You may be an InfoSec n00b but not all is lost. You are far from alone. Now more than ever, security is everyone’s problem but it’s difficult. So much is taken out of our control in the name of making our life easier that in the end, it can be harder to protect ourselves and, by extension, the companies we may be working for.
As a starting point, let’s talk about something that everyone is probably familiar with. You likely have either received them or at least you have one or two sitting in your Junk folder that your mail provider kindly put there for you because they recognized what it was. They don’t always catch them, though, so how would you identify a phishing attempt from a legitimate e-mail message? This ends up hitting on two important tenets of information security – confidentiality and integrity. By way of illustrating the point, we will use an e-mail message I recently received that had been identified as Junk for me. You can see the message below.
Of course, the line that says this message appears to be junk mail is a dead giveaway but let’s pretend that doesn’t exist. What makes this a phishing message and why is it a security problem? First, if you look at the line that has the sender’s information, you can see that where a name would normally be, there is an e-mail address saying firstname.lastname@example.org. Except that where the e-mail address is, there is a different e-mail address entirely.

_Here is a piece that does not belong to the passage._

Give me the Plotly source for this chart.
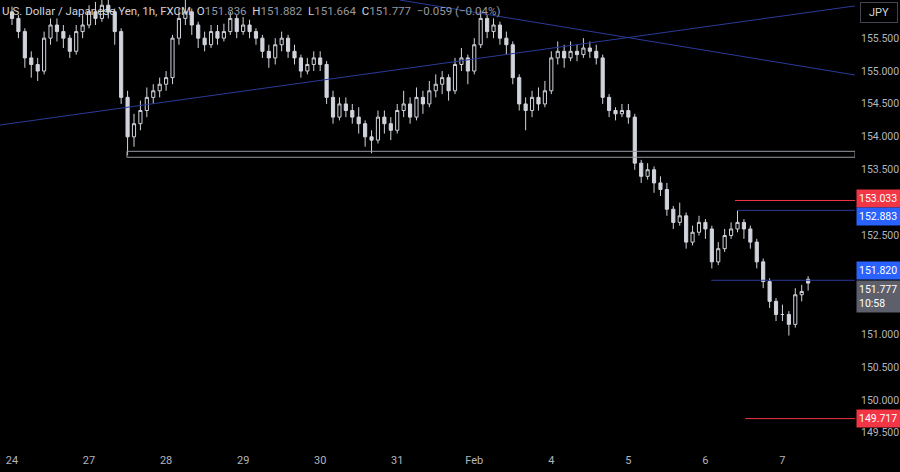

The fact that the real e-mail address has nothing to do with PayPal is a giant red flag that should say, “stay as far away from this message as you can.” This is a failure of integrity. The message didn’t come from who it purports to come from.
However, your e-mail client may only present the name of the sender, so it would look like it was from email@example.com. This is a common problem with modern e-mail clients. They hide what can be important information in order to not distract you. You can see this in the To: line where it’s just my name. I have several e-mail addresses that all go into the same mailbox, so knowing what e-mail address it was actually sent to may be helpful to me in determining whether this is something I should be taking seriously. If you can, make sure to look closely at the From: and To: field.
Another indicator to me for this particular message is I haven’t had any dealings with PayPal in a long time. I certainly haven’t done anything out of the country. If you see addresses out of the country, that may be a warning to stay clear of the message as well. You will notice, though, as you look closely at the e-mail message, that it looks completely legitimate. It has PayPal’s logo, after all. This is another failure of integrity because it’s easy to copy the look of PayPal e-mails and also copy their logo. Creating a message that says it’s from PayPal when it, in fact, isn’t, means the message lacks integrity. It’s not what it claims to be.
Finally, and here is where we get away from integrity a little, is the Cancel link in the message. I hovered my mouse over the link to reveal the URL the link will take me to. You will notice this is also not PayPal. If PayPal was going to send you a link to cancel a transaction, you can be sure that the URL would be to a PayPal site that was at paypal.com and not at mysp.ac. When you go to that site, you can be pretty sure they will ask information of you like, perhaps, your PayPal user ID and maybe your password. This would be a breach of confidentiality because you are exposing information to someone who shouldn’t have it.
The mysp.ac URL highlights an interesting point, though. Phishing attacks and other, similar, attacks are collectively called social engineering. You are using social cues to get someone to do something they shouldn’t be doing – especially revealing information that shouldn’t be exposed. There will be a lot of tricks done to fool you. This URL is another one. You will notice that it bears a little resemblance to myspace (myspace.com). This is likely not a coincidence. You will regularly find URLs and e-mail addresses that include portions of a legitimate domain name. As an example, I was asked to look at something recently where the URL was something along the lines of Microsoft.com.f4587.bogushosting.com. It included Microsoft.com in hopes that people will see that and be fooled into thinking that it is actually Microsoft.com.
Take a look through your own e-mail folder and your junk folder. See if you can find instances of phishing attacks. Compare the important pieces of a legitimate message (sender, receiver, any links, etc.) to one that is not legitimate. See if you can spot the differences on your own. Being more aware of phishing scams is everyone’s responsibility.